# WHAT IS ASKED:
In the listing below, identify each line with the word "matplotlib" and return those lines.

# INFORMATION SUPPLIED:
####

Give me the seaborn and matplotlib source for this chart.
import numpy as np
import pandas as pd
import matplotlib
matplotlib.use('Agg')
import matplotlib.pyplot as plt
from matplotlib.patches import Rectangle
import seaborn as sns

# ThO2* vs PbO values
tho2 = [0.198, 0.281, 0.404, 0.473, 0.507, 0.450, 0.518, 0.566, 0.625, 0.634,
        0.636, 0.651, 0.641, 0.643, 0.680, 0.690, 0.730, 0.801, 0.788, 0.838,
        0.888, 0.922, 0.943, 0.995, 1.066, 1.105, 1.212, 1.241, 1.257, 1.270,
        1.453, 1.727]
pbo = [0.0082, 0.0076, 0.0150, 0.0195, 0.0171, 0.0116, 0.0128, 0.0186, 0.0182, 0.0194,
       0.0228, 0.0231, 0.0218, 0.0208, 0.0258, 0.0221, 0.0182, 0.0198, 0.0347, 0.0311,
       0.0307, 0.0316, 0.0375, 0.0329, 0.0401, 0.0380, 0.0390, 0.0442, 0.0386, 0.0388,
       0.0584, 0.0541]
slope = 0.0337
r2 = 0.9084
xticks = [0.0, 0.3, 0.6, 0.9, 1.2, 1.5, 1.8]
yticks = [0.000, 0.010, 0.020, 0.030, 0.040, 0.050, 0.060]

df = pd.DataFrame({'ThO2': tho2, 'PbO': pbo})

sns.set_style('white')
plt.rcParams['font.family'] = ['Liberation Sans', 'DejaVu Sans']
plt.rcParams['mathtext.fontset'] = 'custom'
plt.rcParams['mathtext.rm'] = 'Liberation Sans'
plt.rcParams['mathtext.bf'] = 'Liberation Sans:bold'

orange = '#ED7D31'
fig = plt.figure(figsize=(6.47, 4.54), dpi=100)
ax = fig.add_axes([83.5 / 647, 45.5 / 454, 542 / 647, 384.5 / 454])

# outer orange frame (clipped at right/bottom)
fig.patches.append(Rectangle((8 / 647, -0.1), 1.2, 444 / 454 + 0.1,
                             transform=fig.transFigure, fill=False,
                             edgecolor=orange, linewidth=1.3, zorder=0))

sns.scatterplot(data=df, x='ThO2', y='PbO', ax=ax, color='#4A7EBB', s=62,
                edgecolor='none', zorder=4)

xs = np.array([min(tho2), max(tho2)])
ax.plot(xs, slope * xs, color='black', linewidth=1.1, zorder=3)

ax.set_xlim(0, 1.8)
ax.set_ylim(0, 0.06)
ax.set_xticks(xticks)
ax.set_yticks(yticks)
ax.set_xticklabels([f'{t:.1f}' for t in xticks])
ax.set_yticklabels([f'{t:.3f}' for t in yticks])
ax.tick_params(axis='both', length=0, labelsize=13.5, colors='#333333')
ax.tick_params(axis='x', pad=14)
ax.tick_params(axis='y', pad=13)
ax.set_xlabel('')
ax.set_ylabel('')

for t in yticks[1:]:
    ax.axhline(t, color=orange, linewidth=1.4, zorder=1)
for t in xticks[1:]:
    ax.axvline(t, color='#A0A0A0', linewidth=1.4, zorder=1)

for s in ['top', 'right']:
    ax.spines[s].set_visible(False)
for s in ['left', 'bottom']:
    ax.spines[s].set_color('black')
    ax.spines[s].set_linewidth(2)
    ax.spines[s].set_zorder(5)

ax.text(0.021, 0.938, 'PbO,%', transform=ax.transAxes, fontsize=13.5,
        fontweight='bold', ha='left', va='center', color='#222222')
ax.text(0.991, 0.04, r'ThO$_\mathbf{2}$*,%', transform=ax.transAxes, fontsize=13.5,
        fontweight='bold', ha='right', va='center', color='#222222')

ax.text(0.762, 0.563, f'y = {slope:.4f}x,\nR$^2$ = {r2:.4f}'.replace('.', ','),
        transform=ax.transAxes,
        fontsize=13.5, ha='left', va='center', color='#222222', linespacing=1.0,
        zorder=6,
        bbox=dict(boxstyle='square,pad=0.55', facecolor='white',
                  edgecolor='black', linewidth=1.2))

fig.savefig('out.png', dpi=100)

####

# RESULT OF THE TASK:
Give me the seaborn and matplotlib source for this chart.
import matplotlib
matplotlib.use('Agg')
import matplotlib.pyplot as plt
from matplotlib.patches import Rectangle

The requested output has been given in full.